■ **Given request**
Every line below is to be copied exactly, with the pictures left out.

■ **Available data**
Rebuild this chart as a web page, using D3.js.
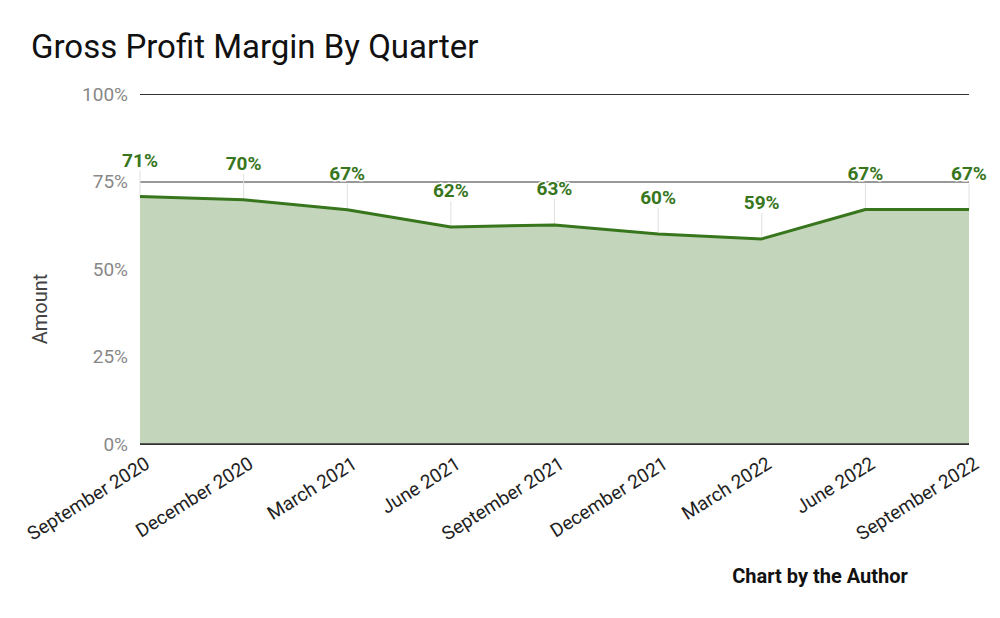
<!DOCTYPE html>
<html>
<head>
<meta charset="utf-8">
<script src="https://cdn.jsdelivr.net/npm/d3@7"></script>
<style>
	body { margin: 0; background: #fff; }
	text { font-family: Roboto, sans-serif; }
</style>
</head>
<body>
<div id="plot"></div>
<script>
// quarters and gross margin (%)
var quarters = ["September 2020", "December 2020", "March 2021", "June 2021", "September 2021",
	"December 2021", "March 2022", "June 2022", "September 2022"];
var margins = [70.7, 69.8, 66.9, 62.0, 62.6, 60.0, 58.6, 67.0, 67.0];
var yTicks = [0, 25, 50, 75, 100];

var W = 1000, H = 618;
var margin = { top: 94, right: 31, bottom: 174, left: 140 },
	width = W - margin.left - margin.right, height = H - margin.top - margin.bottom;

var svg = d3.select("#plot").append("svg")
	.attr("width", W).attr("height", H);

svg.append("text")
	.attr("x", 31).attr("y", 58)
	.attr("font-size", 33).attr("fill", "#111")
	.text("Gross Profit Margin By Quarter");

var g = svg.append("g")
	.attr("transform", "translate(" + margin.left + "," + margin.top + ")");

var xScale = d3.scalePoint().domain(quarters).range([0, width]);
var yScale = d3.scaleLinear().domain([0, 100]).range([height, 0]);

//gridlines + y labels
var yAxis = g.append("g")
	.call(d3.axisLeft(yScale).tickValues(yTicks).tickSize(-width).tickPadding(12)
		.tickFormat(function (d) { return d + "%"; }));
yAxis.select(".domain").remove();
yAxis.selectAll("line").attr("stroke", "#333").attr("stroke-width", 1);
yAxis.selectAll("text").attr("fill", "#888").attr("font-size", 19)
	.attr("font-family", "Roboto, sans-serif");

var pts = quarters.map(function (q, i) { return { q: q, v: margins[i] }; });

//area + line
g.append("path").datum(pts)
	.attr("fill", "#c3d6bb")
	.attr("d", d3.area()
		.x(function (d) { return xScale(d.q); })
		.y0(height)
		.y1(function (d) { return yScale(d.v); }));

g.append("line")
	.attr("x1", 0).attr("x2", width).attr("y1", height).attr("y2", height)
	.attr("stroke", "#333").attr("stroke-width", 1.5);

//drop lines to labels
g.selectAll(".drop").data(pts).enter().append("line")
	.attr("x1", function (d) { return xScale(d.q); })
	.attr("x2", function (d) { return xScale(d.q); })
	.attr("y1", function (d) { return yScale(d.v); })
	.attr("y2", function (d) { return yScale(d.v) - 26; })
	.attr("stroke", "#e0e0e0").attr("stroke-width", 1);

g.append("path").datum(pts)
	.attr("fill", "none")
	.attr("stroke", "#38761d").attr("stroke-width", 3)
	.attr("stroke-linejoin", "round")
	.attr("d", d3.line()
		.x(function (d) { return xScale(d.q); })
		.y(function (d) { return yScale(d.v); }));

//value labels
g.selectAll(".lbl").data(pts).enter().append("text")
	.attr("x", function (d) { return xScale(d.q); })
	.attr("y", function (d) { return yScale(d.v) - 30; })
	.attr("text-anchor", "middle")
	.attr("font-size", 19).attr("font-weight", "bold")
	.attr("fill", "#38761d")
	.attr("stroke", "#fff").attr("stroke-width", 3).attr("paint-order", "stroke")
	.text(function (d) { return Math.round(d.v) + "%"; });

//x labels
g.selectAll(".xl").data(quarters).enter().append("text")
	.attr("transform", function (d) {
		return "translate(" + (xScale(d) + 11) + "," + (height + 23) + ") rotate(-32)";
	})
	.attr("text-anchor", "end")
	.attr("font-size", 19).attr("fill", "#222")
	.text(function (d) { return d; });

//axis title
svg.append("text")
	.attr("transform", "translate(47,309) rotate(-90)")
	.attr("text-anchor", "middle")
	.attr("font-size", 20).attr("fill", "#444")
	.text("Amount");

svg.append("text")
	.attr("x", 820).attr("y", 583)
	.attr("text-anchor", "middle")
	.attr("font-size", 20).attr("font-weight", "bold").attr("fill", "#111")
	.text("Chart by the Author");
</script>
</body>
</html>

■ **Output for this exercise**
Rebuild this chart as a web page, using D3.js.
<!DOCTYPE html>
<html>
<head>
<meta charset="utf-8">
<script src="https://cdn.jsdelivr.net/npm/d3@7"></script>
<style>
	body { margin: 0; background: #fff; }
	text { font-family: Roboto, sans-serif; }
</style>
</head>
<body>
<div id="plot"></div>
<script>
// quarters and gross margin (%)
var quarters = ["September 2020", "December 2020", "March 2021", "June 2021", "September 2021",
	"December 2021", "March 2022", "June 2022", "September 2022"];
var margins = [70.7, 69.8, 66.9, 62.0, 62.6, 60.0, 58.6, 67.0, 67.0];
var yTicks = [0, 25, 50, 75, 100];

var W = 1000, H = 618;
var margin = { top: 94, right: 31, bottom: 174, left: 140 },
	width = W - margin.left - margin.right, height = H - margin.top - margin.bottom;

var svg = d3.select("#plot").append("svg")
	.attr("width", W).attr("height", H);

svg.append("text")
	.attr("x", 31).attr("y", 58)
	.attr("font-size", 33).attr("fill", "#111")
	.text("Gross Profit Margin By Quarter");

var g = svg.append("g")
	.attr("transform", "translate(" + margin.left + "," + margin.top + ")");

var xScale = d3.scalePoint().domain(quarters).range([0, width]);
var yScale = d3.scaleLinear().domain([0, 100]).range([height, 0]);

//gridlines + y labels
var yAxis = g.append("g")
	.call(d3.axisLeft(yScale).tickValues(yTicks).tickSize(-width).tickPadding(12)
		.tickFormat(function (d) { return d + "%"; }));
yAxis.select(".domain").remove();
yAxis.selectAll("line").attr("stroke", "#333").attr("stroke-width", 1);
yAxis.selectAll("text").attr("fill", "#888").attr("font-size", 19)
	.attr("font-family", "Roboto, sans-serif");

var pts = quarters.map(function (q, i) { return { q: q, v: margins[i] }; });

//area + line
g.append("path").datum(pts)
	.attr("fill", "#c3d6bb")
	.attr("d", d3.area()
		.x(function (d) { return xScale(d.q); })
		.y0(height)
		.y1(function (d) { return yScale(d.v); }));

g.append("line")
	.attr("x1", 0).attr("x2", width).attr("y1", height).attr("y2", height)
	.attr("stroke", "#333").attr("stroke-width", 1.5);

//drop lines to labels
g.selectAll(".drop").data(pts).enter().append("line")
	.attr("x1", function (d) { return xScale(d.q); })
	.attr("x2", function (d) { return xScale(d.q); })
	.attr("y1", function (d) { return yScale(d.v); })
	.attr("y2", function (d) { return yScale(d.v) - 26; })
	.attr("stroke", "#e0e0e0").attr("stroke-width", 1);

g.append("path").datum(pts)
	.attr("fill", "none")
	.attr("stroke", "#38761d").attr("stroke-width", 3)
	.attr("stroke-linejoin", "round")
	.attr("d", d3.line()
		.x(function (d) { return xScale(d.q); })
		.y(function (d) { return yScale(d.v); }));

//value labels
g.selectAll(".lbl").data(pts).enter().append("text")
	.attr("x", function (d) { return xScale(d.q); })
	.attr("y", function (d) { return yScale(d.v) - 30; })
	.attr("text-anchor", "middle")
	.attr("font-size", 19).attr("font-weight", "bold")
	.attr("fill", "#38761d")
	.attr("stroke", "#fff").attr("stroke-width", 3).attr("paint-order", "stroke")
	.text(function (d) { return Math.round(d.v) + "%"; });

//x labels
g.selectAll(".xl").data(quarters).enter().append("text")
	.attr("transform", function (d) {
		return "translate(" + (xScale(d) + 11) + "," + (height + 23) + ") rotate(-32)";
	})
	.attr("text-anchor", "end")
	.attr("font-size", 19).attr("fill", "#222")
	.text(function (d) { return d; });

//axis title
svg.append("text")
	.attr("transform", "translate(47,309) rotate(-90)")
	.attr("text-anchor", "middle")
	.attr("font-size", 20).attr("fill", "#444")
	.text("Amount");

svg.append("text")
	.attr("x", 820).attr("y", 583)
	.attr("text-anchor", "middle")
	.attr("font-size", 20).attr("font-weight", "bold").attr("fill", "#111")
	.text("Chart by the Author");
</script>
</body>
</html>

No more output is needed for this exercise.